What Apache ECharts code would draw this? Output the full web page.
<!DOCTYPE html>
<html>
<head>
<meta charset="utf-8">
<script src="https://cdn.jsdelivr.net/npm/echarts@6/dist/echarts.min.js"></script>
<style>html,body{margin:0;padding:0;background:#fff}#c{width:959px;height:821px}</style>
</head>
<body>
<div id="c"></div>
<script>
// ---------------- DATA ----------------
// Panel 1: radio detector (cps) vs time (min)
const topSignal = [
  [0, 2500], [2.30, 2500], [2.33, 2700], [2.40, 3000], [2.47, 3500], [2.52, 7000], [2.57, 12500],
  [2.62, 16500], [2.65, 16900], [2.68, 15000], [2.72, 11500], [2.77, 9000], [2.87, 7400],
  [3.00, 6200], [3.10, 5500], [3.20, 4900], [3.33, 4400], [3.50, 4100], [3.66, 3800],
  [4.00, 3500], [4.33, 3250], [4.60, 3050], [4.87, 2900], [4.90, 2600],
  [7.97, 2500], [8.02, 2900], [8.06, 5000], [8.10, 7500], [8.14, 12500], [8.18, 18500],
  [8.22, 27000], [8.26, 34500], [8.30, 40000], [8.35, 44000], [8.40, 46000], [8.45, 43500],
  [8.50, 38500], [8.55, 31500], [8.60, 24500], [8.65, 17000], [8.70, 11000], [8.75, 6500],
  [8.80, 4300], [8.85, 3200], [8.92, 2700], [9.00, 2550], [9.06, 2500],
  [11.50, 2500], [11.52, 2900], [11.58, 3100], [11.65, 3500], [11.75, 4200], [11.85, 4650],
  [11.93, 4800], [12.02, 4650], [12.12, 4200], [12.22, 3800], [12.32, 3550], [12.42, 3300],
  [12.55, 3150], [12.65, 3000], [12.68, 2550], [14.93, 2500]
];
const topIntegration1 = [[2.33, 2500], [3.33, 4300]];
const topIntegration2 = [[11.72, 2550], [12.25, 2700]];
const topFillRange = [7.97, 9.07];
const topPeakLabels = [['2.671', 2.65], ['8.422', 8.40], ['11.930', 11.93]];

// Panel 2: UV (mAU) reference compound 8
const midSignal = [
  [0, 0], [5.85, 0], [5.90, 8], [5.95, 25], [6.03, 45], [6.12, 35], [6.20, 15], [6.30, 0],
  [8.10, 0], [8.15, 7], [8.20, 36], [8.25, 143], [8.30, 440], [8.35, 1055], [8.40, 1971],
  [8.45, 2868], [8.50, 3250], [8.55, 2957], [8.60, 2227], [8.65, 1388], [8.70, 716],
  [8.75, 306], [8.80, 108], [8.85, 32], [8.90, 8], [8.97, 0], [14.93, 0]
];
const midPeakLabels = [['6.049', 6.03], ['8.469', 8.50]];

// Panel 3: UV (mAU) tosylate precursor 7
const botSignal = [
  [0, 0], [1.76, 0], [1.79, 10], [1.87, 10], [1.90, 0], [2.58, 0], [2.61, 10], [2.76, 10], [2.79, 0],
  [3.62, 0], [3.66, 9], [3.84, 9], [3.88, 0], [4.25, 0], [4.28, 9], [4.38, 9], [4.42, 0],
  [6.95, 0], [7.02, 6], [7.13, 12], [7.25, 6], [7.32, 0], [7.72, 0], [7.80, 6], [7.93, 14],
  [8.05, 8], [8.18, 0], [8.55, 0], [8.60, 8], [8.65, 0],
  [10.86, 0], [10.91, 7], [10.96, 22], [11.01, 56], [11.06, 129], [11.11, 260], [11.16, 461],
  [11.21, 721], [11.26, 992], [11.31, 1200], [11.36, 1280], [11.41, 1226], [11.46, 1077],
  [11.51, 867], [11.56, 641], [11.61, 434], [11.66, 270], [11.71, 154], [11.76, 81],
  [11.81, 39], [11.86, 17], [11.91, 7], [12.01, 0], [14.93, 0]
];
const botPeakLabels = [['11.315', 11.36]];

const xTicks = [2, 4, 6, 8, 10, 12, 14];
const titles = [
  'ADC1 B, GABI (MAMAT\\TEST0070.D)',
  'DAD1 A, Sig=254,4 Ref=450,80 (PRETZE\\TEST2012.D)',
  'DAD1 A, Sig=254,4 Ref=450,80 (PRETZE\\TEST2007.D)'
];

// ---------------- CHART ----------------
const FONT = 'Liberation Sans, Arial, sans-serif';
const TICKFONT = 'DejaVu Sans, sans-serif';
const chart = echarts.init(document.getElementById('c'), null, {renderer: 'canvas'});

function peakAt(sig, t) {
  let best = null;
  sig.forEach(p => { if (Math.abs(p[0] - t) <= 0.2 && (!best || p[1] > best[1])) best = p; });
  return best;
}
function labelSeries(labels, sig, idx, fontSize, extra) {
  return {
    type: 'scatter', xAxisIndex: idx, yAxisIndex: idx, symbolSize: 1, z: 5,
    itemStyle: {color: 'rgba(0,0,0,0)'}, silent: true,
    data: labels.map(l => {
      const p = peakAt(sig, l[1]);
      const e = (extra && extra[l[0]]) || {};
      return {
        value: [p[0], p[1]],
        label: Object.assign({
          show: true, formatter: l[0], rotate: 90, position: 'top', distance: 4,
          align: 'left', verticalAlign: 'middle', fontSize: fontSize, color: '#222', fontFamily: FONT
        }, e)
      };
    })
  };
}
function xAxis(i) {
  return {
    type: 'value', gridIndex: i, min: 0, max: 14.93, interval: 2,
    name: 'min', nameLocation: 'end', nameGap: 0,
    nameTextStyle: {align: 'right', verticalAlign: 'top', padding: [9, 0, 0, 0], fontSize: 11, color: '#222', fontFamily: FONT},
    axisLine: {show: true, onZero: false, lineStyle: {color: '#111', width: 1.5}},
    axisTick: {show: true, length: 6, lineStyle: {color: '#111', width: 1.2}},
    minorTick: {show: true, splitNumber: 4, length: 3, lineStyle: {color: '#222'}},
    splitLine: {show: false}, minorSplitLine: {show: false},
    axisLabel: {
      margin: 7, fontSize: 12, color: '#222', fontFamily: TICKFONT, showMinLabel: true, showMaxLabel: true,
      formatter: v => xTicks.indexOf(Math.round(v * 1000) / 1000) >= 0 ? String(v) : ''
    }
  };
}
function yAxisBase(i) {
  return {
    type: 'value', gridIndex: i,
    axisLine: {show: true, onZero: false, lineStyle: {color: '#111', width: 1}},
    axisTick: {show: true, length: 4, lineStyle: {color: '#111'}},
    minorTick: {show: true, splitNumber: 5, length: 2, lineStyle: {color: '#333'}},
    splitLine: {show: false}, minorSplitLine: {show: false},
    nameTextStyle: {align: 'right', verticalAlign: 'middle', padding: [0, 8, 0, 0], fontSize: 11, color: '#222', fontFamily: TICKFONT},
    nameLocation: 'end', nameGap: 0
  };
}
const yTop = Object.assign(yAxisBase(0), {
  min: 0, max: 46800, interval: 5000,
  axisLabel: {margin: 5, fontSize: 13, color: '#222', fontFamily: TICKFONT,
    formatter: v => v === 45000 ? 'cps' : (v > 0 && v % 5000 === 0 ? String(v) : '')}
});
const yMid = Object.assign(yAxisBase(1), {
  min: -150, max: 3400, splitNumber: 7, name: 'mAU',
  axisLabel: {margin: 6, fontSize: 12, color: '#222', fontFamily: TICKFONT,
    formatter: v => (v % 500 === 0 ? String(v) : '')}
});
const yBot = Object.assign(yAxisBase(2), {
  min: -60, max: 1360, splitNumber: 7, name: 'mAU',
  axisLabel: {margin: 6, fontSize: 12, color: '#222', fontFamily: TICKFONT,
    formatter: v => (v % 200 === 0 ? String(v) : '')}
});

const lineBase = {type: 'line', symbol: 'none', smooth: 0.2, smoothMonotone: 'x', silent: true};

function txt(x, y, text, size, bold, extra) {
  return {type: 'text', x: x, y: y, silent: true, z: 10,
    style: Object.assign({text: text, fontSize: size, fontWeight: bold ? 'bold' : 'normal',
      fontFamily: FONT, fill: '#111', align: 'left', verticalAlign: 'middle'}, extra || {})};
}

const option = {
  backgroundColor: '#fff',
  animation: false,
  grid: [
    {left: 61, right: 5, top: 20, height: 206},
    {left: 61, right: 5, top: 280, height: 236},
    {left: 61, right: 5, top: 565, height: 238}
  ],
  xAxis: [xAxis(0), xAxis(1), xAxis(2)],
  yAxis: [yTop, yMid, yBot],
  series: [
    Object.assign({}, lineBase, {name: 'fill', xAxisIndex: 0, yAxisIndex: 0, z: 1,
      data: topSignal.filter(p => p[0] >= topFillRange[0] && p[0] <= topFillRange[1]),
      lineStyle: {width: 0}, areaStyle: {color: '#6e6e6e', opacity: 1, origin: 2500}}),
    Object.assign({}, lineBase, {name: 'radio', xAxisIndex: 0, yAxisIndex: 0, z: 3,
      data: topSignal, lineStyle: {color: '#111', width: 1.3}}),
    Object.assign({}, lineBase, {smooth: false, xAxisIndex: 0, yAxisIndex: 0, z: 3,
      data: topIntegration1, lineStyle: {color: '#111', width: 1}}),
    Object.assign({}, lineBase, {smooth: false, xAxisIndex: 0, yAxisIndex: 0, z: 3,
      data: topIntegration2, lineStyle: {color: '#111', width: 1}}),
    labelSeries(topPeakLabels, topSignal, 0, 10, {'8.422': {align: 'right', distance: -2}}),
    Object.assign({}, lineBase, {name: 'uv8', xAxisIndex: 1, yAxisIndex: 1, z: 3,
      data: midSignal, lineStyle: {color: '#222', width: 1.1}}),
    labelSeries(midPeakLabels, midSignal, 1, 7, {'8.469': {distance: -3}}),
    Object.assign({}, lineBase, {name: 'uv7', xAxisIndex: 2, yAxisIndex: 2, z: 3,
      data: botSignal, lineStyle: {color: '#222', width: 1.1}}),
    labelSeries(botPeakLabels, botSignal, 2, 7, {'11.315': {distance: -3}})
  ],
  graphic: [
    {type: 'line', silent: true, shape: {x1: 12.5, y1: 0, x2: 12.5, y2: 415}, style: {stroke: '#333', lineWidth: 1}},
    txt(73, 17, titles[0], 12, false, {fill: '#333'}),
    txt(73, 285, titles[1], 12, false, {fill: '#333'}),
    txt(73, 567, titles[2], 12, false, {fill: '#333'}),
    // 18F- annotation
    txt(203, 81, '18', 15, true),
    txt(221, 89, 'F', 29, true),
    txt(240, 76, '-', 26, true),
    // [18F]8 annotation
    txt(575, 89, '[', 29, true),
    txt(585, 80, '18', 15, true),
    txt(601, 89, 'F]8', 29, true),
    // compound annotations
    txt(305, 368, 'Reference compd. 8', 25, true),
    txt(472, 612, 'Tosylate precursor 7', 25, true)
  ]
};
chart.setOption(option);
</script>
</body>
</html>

---

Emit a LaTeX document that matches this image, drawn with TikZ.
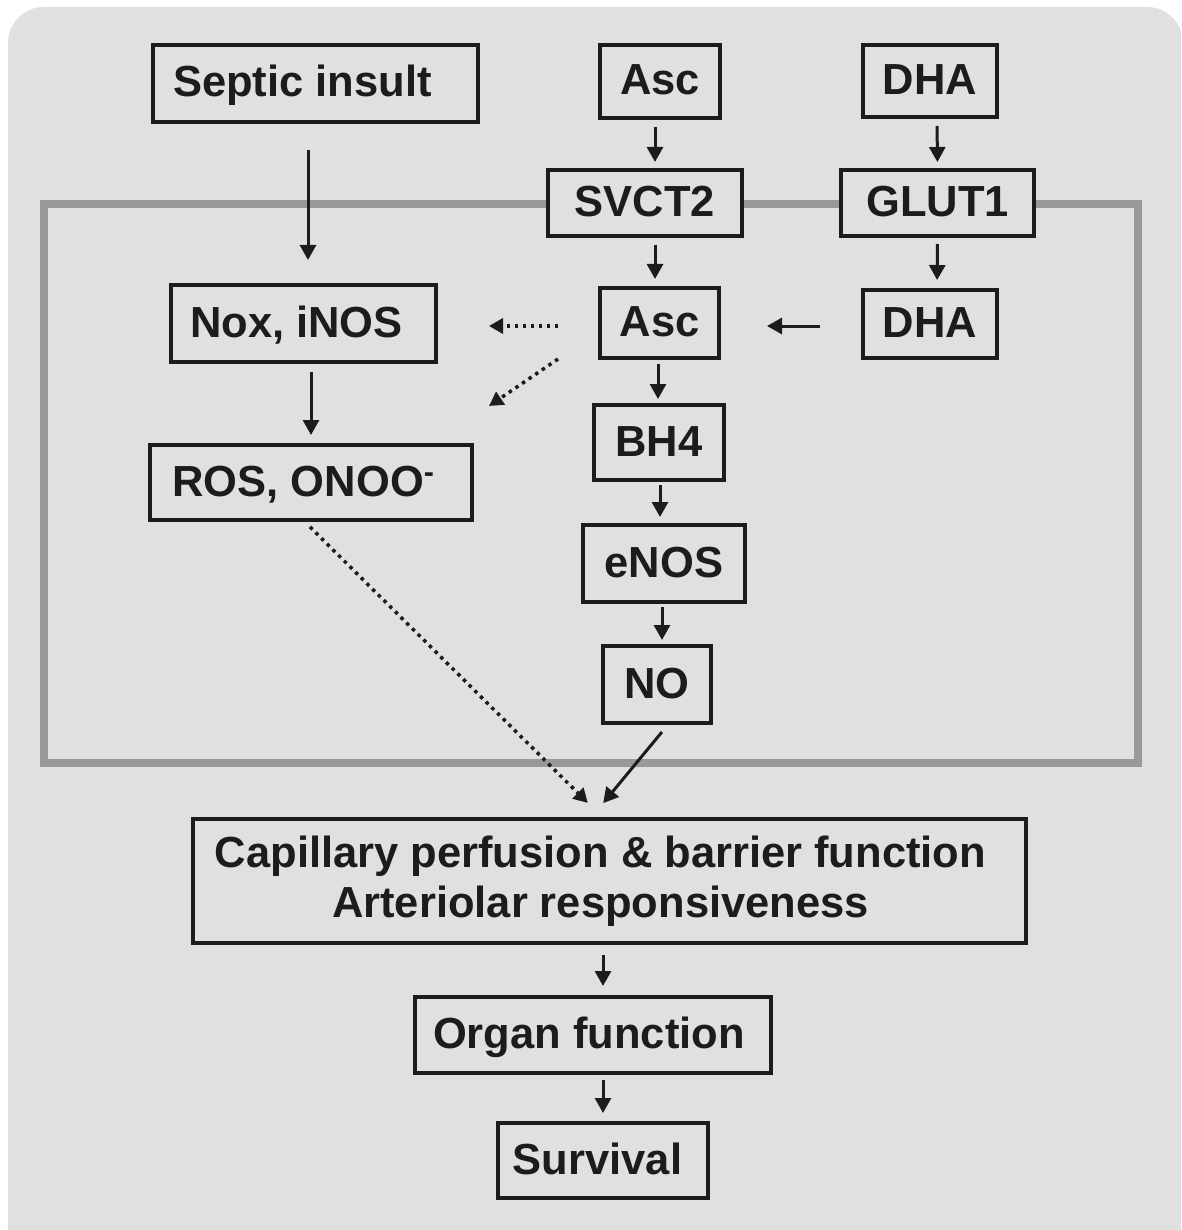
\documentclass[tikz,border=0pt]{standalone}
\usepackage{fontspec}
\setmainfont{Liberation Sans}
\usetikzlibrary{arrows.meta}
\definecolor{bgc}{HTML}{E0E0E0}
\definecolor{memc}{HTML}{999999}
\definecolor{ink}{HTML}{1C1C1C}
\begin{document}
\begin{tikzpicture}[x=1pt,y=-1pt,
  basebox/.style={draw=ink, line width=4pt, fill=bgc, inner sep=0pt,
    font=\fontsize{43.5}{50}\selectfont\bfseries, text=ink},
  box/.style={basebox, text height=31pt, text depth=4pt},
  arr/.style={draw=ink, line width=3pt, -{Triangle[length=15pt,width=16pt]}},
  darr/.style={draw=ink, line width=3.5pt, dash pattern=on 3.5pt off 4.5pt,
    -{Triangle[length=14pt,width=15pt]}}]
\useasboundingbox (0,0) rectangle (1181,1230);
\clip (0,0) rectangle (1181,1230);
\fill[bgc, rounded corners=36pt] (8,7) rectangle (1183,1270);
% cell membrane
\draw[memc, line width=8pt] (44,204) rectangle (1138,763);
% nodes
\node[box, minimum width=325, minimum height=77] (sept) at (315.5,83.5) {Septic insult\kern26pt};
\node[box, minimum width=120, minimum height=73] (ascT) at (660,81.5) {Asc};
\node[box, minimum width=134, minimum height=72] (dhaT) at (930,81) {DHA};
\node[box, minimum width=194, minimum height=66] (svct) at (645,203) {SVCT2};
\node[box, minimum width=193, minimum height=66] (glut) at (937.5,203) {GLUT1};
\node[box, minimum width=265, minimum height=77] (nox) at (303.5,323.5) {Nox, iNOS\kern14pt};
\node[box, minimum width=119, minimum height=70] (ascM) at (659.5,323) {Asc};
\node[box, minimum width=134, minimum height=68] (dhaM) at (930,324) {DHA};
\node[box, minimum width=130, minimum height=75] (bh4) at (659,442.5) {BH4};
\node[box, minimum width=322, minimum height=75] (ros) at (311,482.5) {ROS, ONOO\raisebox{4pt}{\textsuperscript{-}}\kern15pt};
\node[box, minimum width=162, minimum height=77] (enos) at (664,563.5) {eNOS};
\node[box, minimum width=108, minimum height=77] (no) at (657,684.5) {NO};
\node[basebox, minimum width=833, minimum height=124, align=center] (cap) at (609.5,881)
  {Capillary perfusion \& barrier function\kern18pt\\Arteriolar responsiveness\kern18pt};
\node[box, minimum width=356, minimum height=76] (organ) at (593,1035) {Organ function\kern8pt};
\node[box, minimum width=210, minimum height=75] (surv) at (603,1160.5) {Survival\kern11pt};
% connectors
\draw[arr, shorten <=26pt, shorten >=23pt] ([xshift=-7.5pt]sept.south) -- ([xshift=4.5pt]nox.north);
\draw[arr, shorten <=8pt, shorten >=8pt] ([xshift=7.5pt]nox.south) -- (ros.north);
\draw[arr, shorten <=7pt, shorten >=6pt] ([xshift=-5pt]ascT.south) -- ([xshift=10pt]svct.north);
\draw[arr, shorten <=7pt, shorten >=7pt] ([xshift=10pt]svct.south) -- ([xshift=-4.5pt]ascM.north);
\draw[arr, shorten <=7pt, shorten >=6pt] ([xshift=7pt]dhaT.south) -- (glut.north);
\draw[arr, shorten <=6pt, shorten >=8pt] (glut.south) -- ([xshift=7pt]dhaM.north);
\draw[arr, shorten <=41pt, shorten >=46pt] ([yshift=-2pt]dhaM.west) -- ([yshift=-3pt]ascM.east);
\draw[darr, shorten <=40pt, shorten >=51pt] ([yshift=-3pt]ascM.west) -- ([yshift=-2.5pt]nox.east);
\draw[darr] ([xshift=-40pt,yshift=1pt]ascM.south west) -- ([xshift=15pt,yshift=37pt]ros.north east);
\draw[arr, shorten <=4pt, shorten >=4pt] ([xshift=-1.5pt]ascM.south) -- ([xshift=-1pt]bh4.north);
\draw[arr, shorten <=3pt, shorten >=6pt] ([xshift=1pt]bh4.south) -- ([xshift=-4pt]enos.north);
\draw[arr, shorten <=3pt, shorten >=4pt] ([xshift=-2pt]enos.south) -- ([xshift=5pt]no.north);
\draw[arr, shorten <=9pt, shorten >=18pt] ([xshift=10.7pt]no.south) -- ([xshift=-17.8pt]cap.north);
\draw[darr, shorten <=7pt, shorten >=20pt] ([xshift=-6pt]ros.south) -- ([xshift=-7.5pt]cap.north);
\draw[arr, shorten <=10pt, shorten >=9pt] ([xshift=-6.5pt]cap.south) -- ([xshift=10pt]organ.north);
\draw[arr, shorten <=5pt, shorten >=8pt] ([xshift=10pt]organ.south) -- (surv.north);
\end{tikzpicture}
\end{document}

Set task: Reproduce exactly the lines from the line with "What Apache ECharts" to the line with "8.40], ['11.930', 11.93]];", both end lines included.

Finished answer:
What Apache ECharts code would draw this? Output the full web page.
<!DOCTYPE html>
<html>
<head>
<meta charset="utf-8">
<script src="https://cdn.jsdelivr.net/npm/echarts@6/dist/echarts.min.js"></script>
<style>html,body{margin:0;padding:0;background:#fff}#c{width:959px;height:821px}</style>
</head>
<body>
<div id="c"></div>
<script>
// ---------------- DATA ----------------
// Panel 1: radio detector (cps) vs time (min)
const topSignal = [
  [0, 2500], [2.30, 2500], [2.33, 2700], [2.40, 3000], [2.47, 3500], [2.52, 7000], [2.57, 12500],
  [2.62, 16500], [2.65, 16900], [2.68, 15000], [2.72, 11500], [2.77, 9000], [2.87, 7400],
  [3.00, 6200], [3.10, 5500], [3.20, 4900], [3.33, 4400], [3.50, 4100], [3.66, 3800],
  [4.00, 3500], [4.33, 3250], [4.60, 3050], [4.87, 2900], [4.90, 2600],
  [7.97, 2500], [8.02, 2900], [8.06, 5000], [8.10, 7500], [8.14, 12500], [8.18, 18500],
  [8.22, 27000], [8.26, 34500], [8.30, 40000], [8.35, 44000], [8.40, 46000], [8.45, 43500],
  [8.50, 38500], [8.55, 31500], [8.60, 24500], [8.65, 17000], [8.70, 11000], [8.75, 6500],
  [8.80, 4300], [8.85, 3200], [8.92, 2700], [9.00, 2550], [9.06, 2500],
  [11.50, 2500], [11.52, 2900], [11.58, 3100], [11.65, 3500], [11.75, 4200], [11.85, 4650],
  [11.93, 4800], [12.02, 4650], [12.12, 4200], [12.22, 3800], [12.32, 3550], [12.42, 3300],
  [12.55, 3150], [12.65, 3000], [12.68, 2550], [14.93, 2500]
];
const topIntegration1 = [[2.33, 2500], [3.33, 4300]];
const topIntegration2 = [[11.72, 2550], [12.25, 2700]];
const topFillRange = [7.97, 9.07];
const topPeakLabels = [['2.671', 2.65], ['8.422', 8.40], ['11.930', 11.93]];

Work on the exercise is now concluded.